The piezoelectric material that Lofland and an interdisciplinary team of international scientists examined is made up of small crystals, each transparent, but like finely ground powder, they make the material opaque. When electric voltage or pressure is applied to the material, all the small crystals form one big crystal and light can then travel through it. It’s like glass that can be reversibly transformed between being a powder and a solid.
Due to its unusual properties, this material can be used in sonar devices and other types of detectors and sensors.
“Suppose you wanted to sense whether an object was under pressure, for instance,” Lofland said. “Most of the time, you have to have some sort of electrical connection to the sensor. In this case, what would happen is you would see that the material would go from opaque to transparent. You could use it as a sensor where you don't need to have any electrical connections.”
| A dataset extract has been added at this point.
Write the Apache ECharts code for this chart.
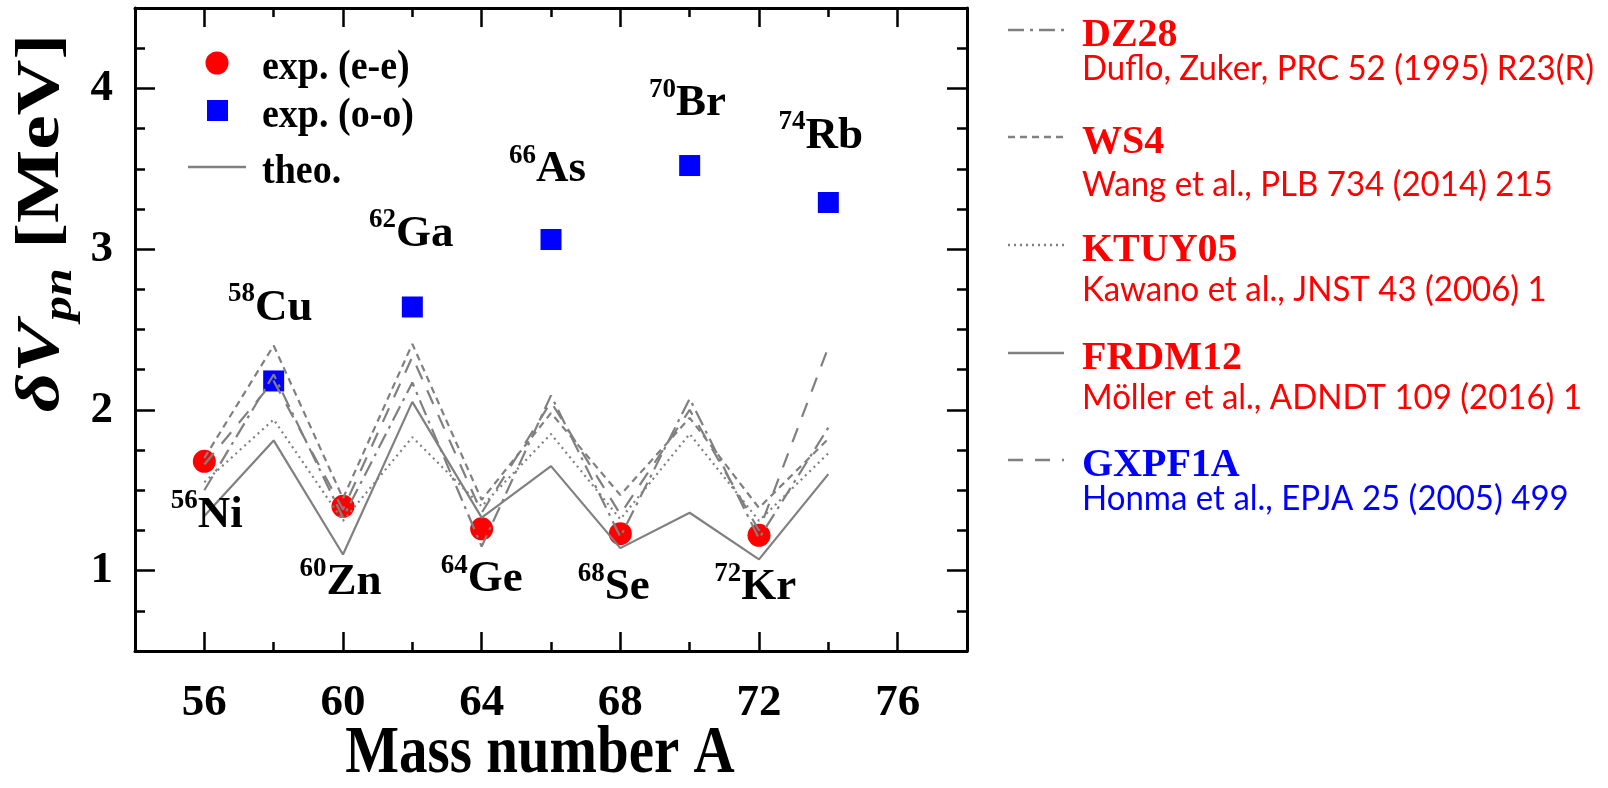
<!DOCTYPE html>
<html><head><meta charset="utf-8">
<script src="https://cdn.jsdelivr.net/npm/echarts@6/dist/echarts.min.js"></script>
<style>html,body{margin:0;padding:0;background:#fff}#c{width:1608px;height:788px}</style>
</head><body><div id="c"></div>
<script>
// ---------- data ----------
const massNumbers = [56, 58, 60, 62, 64, 66, 68, 70, 72, 74];
const dz28   = [1.50, 2.22, 1.33, 2.17, 1.15, 2.09, 1.21, 2.07, 1.20, 1.89];
const ws4    = [1.70, 2.40, 1.45, 2.41, 1.44, 1.98, 1.47, 1.95, 1.39, 1.82];
const ktuy05 = [1.55, 1.94, 1.31, 1.83, 1.40, 1.85, 1.32, 1.85, 1.31, 1.73];
const frdm12 = [1.34, 1.81, 1.10, 2.05, 1.33, 1.65, 1.14, 1.36, 1.07, 1.60];
const gxpf1a = [1.66, 2.18, 1.38, 2.33, 1.36, 2.05, 1.35, 2.00, 1.25, 2.39];

const expEvenA = [56, 60, 64, 68, 72];
const expEven  = [1.68, 1.40, 1.26, 1.23, 1.22];
const expOddA  = [58, 62, 66, 70, 74];
const expOdd   = [2.18, 2.64, 3.06, 3.52, 3.29];

const xTickLabels = [56, 60, 64, 68, 72, 76];
const yTickLabels = [1, 2, 3, 4];

// nuclide annotations (anchor in data units)
const nuclideMass = [56, 58, 60, 62, 64, 66, 68, 70, 72, 74];
const nuclideSym  = ['Ni', 'Cu', 'Zn', 'Ga', 'Ge', 'As', 'Se', 'Br', 'Kr', 'Rb'];
const nuclideAtA  = [56.07, 57.9, 59.93, 61.97, 64.0, 65.9, 67.81, 69.94, 71.89, 73.78];
const nuclideAtV  = [1.36, 2.65, 0.94, 3.11, 0.96, 3.51, 0.91, 3.92, 0.91, 3.72];

const modelNames = ['DZ28', 'WS4', 'KTUY05', 'FRDM12', 'GXPF1A'];
const modelRefs  = ['Duflo, Zuker, PRC 52 (1995) R23(R)', 'Wang et al., PLB 734 (2014) 215',
  'Kawano et al., JNST 43 (2006) 1', 'M\u00f6ller et al., ADNDT 109 (2016) 1', 'Honma et al., EPJA 25 (2005) 499'];
const modelValues = [dz28, ws4, ktuy05, frdm12, gxpf1a];

// ---------- styles ----------
const SERIF = '"Liberation Serif", "Times New Roman", serif';
const SANS = 'Lato, "Noto Sans", sans-serif';
const GRAY = '#808080';
const modelDash = [[16, 6, 3, 6], [7, 5], [2, 4], 'solid', [15, 12]];
const modelColor = ['#ff0000', '#ff0000', '#ff0000', '#ff0000', '#0000ff'];
const legendRowY = [30, 137, 245, 353, 460];
const legendRefY = [69, 185, 290, 398, 499];

const chart = echarts.init(document.getElementById('c'), null, {renderer: 'canvas'});

const tickStyle = {color: '#000', width: 2.5};
function xAx(pos, major, labels) {
  const a = {type: 'value', min: 54, max: 78, position: pos, gridIndex: 0,
    splitLine: {show: false},
    axisLine: {show: !major, onZero: false, lineStyle: {color: '#000', width: 3}},
    axisTick: {show: true, inside: true, length: major ? 19 : 9, lineStyle: tickStyle},
    axisLabel: {show: false}};
  if (major) { a.axisTick.customValues = xTickLabels; }
  else { a.interval = 2; }
  if (labels) {
    a.axisLabel = {show: true, margin: 30, color: '#000', fontFamily: SERIF, fontWeight: 'bold', fontSize: 45,
      formatter: v => xTickLabels.indexOf(Math.round(v)) >= 0 && Math.abs(v - Math.round(v)) < 1e-6 ? String(Math.round(v)) : ''};
  }
  return a;
}
function yAx(pos, major, labels) {
  const a = {type: 'value', min: 0.5, max: 4.5, position: pos, gridIndex: 0,
    splitLine: {show: false},
    axisLine: {show: !major, onZero: false, lineStyle: {color: '#000', width: 3}},
    axisTick: {show: true, inside: true, length: major ? 20 : 10, lineStyle: tickStyle},
    axisLabel: {show: false}};
  if (major) { a.axisTick.customValues = yTickLabels; }
  else { a.interval = 0.25; }
  if (labels) {
    a.axisLabel = {show: true, margin: 22, color: '#000', fontFamily: SERIF, fontWeight: 'bold', fontSize: 45,
      formatter: v => (Math.abs(v - Math.round(v)) < 1e-6 && yTickLabels.indexOf(Math.round(v)) >= 0) ? String(Math.round(v)) : ''};
  }
  return a;
}

const series = [];
series.push({name: 'exp. (e-e)', type: 'scatter', xAxisIndex: 0, yAxisIndex: 0, z: 2,
  symbol: 'circle', symbolSize: 23, itemStyle: {color: '#ff0000', opacity: 1},
  data: expEvenA.map((a, i) => [a, expEven[i]])});
series.push({name: 'exp. (o-o)', type: 'scatter', xAxisIndex: 0, yAxisIndex: 0, z: 2,
  symbol: 'rect', symbolSize: 21, itemStyle: {color: '#0000ff', opacity: 1},
  data: expOddA.map((a, i) => [a, expOdd[i]])});
modelNames.forEach((m, k) => {
  series.push({name: m, type: 'line', xAxisIndex: 0, yAxisIndex: 0, z: 3,
    symbol: 'none', showSymbol: false,
    lineStyle: {color: GRAY, width: 2.2, type: modelDash[k]},
    data: massNumbers.map((a, i) => [a, modelValues[k][i]])});
});
series.push({name: 'nuclides', type: 'scatter', xAxisIndex: 0, yAxisIndex: 0, z: 4,
  symbolSize: 0, silent: true, itemStyle: {opacity: 1},
  data: nuclideAtA.map((a, i) => [a, nuclideAtV[i]]),
  label: {show: true, position: 'inside', color: '#000', opacity: 1,
    formatter: p => '{s|' + nuclideMass[p.dataIndex] + '}{e|' + nuclideSym[p.dataIndex] + '}',
    rich: {
      s: {fontFamily: SERIF, fontWeight: 'bold', fontSize: 27, color: '#000', verticalAlign: 'top', lineHeight: 30},
      e: {fontFamily: SERIF, fontWeight: 'bold', fontSize: 45, color: '#000', verticalAlign: 'bottom', lineHeight: 50}
    }}});

const graphic = [];
// inner legend
graphic.push({type: 'circle', shape: {cx: 217, cy: 63, r: 11.5}, style: {fill: '#ff0000'}});
graphic.push({type: 'rect', shape: {x: 207, y: 100, width: 21, height: 21}, style: {fill: '#0000ff'}});
graphic.push({type: 'line', shape: {x1: 188, y1: 167, x2: 246, y2: 167}, style: {stroke: GRAY, lineWidth: 2.5}});
[['exp. (e-e)', 63], ['exp. (o-o)', 111], ['theo.', 167]].forEach(t => {
  graphic.push({type: 'text', x: 262, y: t[1] + 5, scaleY: 1.12, style: {text: t[0], fontFamily: SERIF, fontWeight: 'bold', fontSize: 38,
    fill: '#000', align: 'left', verticalAlign: 'middle'}});
});
// right legend
modelNames.forEach((m, k) => {
  const y = legendRowY[k];
  graphic.push({type: 'line', shape: {x1: 1008, y1: y, x2: 1064, y2: y},
    style: {stroke: GRAY, lineWidth: 2.5, lineDash: modelDash[k] === 'solid' ? null : modelDash[k]}});
  graphic.push({type: 'text', x: 1082, y: y + 6, style: {text: m, fontFamily: SERIF, fontWeight: 'bold', fontSize: 40,
    fill: modelColor[k], align: 'left', verticalAlign: 'middle'}});
  graphic.push({type: 'text', x: 1082, y: legendRefY[k], scaleY: 1.08, style: {text: modelRefs[k], fontFamily: SANS, fontSize: 33,
    fill: modelColor[k], align: 'left', verticalAlign: 'middle'}});
});
// axis titles
graphic.push({type: 'text', x: 46, y: 223, rotation: Math.PI / 2, scaleX: 1.25,
  style: {text: '{d|\u03b4V}{s|pn}{m| [MeV]}', align: 'center', verticalAlign: 'middle', fill: '#000',
    rich: {
      d: {fontFamily: SERIF, fontWeight: 'bold', fontStyle: 'italic', fontSize: 62, lineHeight: 70, verticalAlign: 'top', fill: '#000'},
      s: {fontFamily: SERIF, fontWeight: 'bold', fontStyle: 'italic', fontSize: 40, lineHeight: 30, verticalAlign: 'bottom', fill: '#000'},
      m: {fontFamily: SERIF, fontWeight: 'bold', fontSize: 62, lineHeight: 70, verticalAlign: 'top', fill: '#000'}
    }}});
graphic.push({type: 'text', x: 540, y: 754, scaleY: 1.2, style: {text: 'Mass number A', fontFamily: SERIF, fontWeight: 'bold', fontSize: 57,
  fill: '#000', align: 'center', verticalAlign: 'middle'}});

chart.setOption({
  animation: false,
  backgroundColor: '#fff',
  grid: {left: 135, top: 8, width: 832, height: 643, containLabel: false},
  xAxis: [xAx('bottom', false, true), xAx('bottom', true, false), xAx('top', false, false), xAx('top', true, false)],
  yAxis: [yAx('left', false, true), yAx('left', true, false), yAx('right', false, false), yAx('right', true, false)],
  series: series,
  graphic: graphic
});
</script>
</body></html>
The study’s many collaborators included scientists from the U.S. Naval Research Laboratory and national laboratories in the U.K., France, and Australia. Two Rowan undergraduate physics students—Kyril Kavetsky, now pursuing his Ph.D. in materials science at the University of Pennsylvania, and Chad Newkirk, who now works for an optics company in North Jersey—analyzed the video data. As senior author, Lofland was chiefly responsible for helping to distill the collaboration’s many findings into a coherent story.
Offering students the opportunity to study relevant topics within their field of study is one of the more meaningful aspects of the investigation, Lofland said.
“It’s important to have research be more than something that sits in an ivory tower,” Lofland said.